Ce fut une heure décisive et fatale que celle où le général de Manteuffel triompha des hésitations de la Russie. Il s’est écoulé un quart de siècle depuis lors, et l’Europe en est, aujourd’hui comme au premier jour, troublée et réduite à redouter les plus graves complications. Comment l’empereur Alexandre et le prince Gortchakof, ayant eu, un instant, la claire vision des dangers auxquels la Prusse agrandie exposait déjà la paix et l’équilibre européen, comment ont-ils pu se déterminer à reprendre et à continuer une politique non moins regrettable pour la Russie elle-même que pour les autres états du continent ? La Prusse n’avait-elle pas donné la mesure de sa puissance militaire et de son ambition ? Faut-il supposer que le général de Manteuffel avait été autorisé à ouvrir de nouveaux horizons, à promettre des compensations, à renouveler, en les précisant, les assurances d’une entente commune en Orient ? M. de Bismarck ne s’est-il pas montré, en mainte occasion, prodigue d’engagemens aléatoires ? Comment concevoir d’ailleurs et justifier autrement la conduite de la Russie ? Ce qui est certain, c’est que le gouvernement prussien put, dès lors, poursuivre, en toute sécurité, le cours de ses succès. Bientôt, en effet, il ne déguisa plus ses projets.

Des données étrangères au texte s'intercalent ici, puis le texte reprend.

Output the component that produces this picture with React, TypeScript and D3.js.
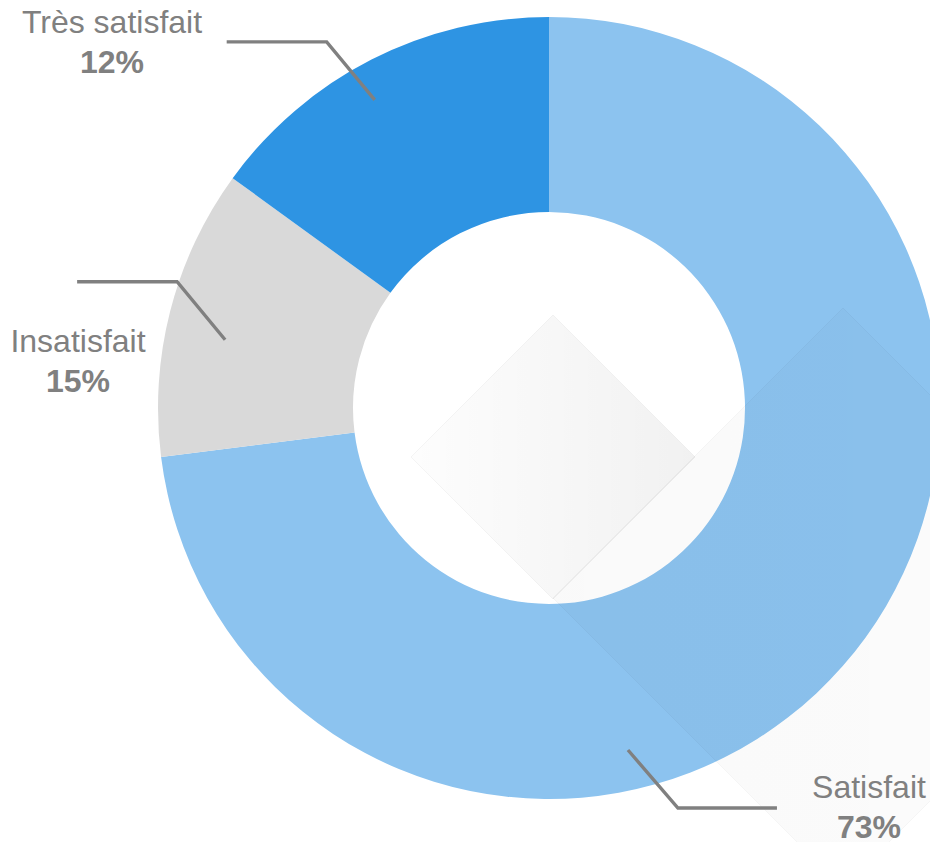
import React from "react";
import * as d3 from "d3";

// ---- data ----
const categories = ["Satisfait", "Insatisfait", "Très satisfait"];
const sliceValues = [73, 12, 15];
const labelPercents = ["73%", "15%", "12%"];
const sliceColors = ["#8CC3EF", "#D9D9D9", "#2E94E3"];

// ---- layout ----
const W = 930;
const H = 842;
const cx = 549;
const cy = 408;
const outerR = 391;
const innerR = 196;
const textColor = "#808080";
const font = "'Liberation Sans', Arial, Helvetica, sans-serif";

// leader: anchor angle (deg clockwise from top), anchor radius, diagonal dx/dy, horizontal length
const leaders = [
  { angle: 167, r: 351, ddx: 50, ddy: 58, hlen: 99, lx: 869, ly: 798 },
  { angle: -78.1, r: 331, ddx: -48, ddy: -58, hlen: -100, lx: 78, ly: 352 },
  { angle: -29.5, r: 354, ddx: -48, ddy: -58, hlen: -100, lx: 112, ly: 33 },
];

function polar(angleDeg: number, r: number): [number, number] {
  const a = (angleDeg * Math.PI) / 180;
  return [cx + r * Math.sin(a), cy - r * Math.cos(a)];
}

export default function App() {
  const pie = d3
    .pie<number>()
    .sort(null)
    .startAngle(0)
    .endAngle(2 * Math.PI)
    .value((d) => d);
  const arcs = pie(sliceValues);
  const arcGen = d3.arc<d3.PieArcDatum<number>>().innerRadius(innerR).outerRadius(outerR);

  const diamond = (x: number, y: number, h: number) =>
    `M${x},${y - h}L${x + h},${y}L${x},${y + h}L${x - h},${y}Z`;

  return (
    <svg
      width={W}
      height={H}
      style={{ position: "absolute", left: 0, top: 0, background: "#fff" }}
    >
      <defs>
        <linearGradient id="smallG" x1="0" x2="1" y1="0" y2="0">
          <stop offset="0" stopColor="#000" stopOpacity={0.008} />
          <stop offset="1" stopColor="#000" stopOpacity={0.055} />
        </linearGradient>
        <linearGradient id="bigG" x1="0" x2="1" y1="0" y2="0">
          <stop offset="0" stopColor="#000" stopOpacity={0.022} />
          <stop offset="1" stopColor="#000" stopOpacity={0.014} />
        </linearGradient>
      </defs>
      <g transform={`translate(${cx},${cy})`}>
        {arcs.map((a, i) => (
          <path key={categories[i]} d={arcGen(a) || ""} fill={sliceColors[i]} />
        ))}
      </g>
      <path
        d={diamond(cx + 294, cy + 190, 290)}
        fill="url(#bigG)"
        stroke="#000"
        strokeOpacity={0.03}
        strokeWidth={1}
      />
      <path
        d={diamond(cx + 4, cy + 49, 142)}
        fill="url(#smallG)"
        stroke="#000"
        strokeOpacity={0.04}
        strokeWidth={1}
      />
      {leaders.map((l, i) => {
        const [x0, y0] = polar(l.angle, l.r);
        const x1 = x0 + l.ddx;
        const y1 = y0 + l.ddy;
        const x2 = x1 + l.hlen;
        return (
          <g key={"l" + i}>
            <path
              d={`M${x0},${y0}L${x1},${y1}L${x2},${y1}`}
              fill="none"
              stroke={textColor}
              strokeWidth={3.4}
            />
            <text
              x={l.lx}
              y={l.ly}
              textAnchor="middle"
              fontFamily={font}
              fontSize={32}
              fill={textColor}
            >
              {categories[i]}
            </text>
            <text
              x={l.lx}
              y={l.ly + 40}
              textAnchor="middle"
              fontFamily={font}
              fontSize={32}
              fontWeight="bold"
              fill={textColor}
            >
              {labelPercents[i]}
            </text>
          </g>
        );
      })}
    </svg>
  );
}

Le traité de Prague lui avait valu d’importantes annexions ; il lui avait permis en outre d’étendre son influence sur tous les états de l’Allemagne du Nord et de fondre dans ses armées leurs contingens militaires. Il voulut davantage : il se proposa de placer, sous son hégémonie, les états du sud et de tenir dans sa main l’Allemagne entière des Alpes à la Baltique.

Le roi et son premier ministre, toutefois, ne se dissimulaient pas qu’en franchissant le Mein, au mépris des préliminaires de Nikolsbourg, la Prusse se heurterait à la France ; que, pour couronner l’œuvre commencée, il faudrait entreprendre une nouvelle guerre. On se mit en mesure de la soutenir, et, quand on y fut bien préparé, quand le moment parut opportun, on la provoqua fort habilement, avec la certitude que la Russie contiendrait l’Autriche et qu’elle observerait une attitude bienveillante.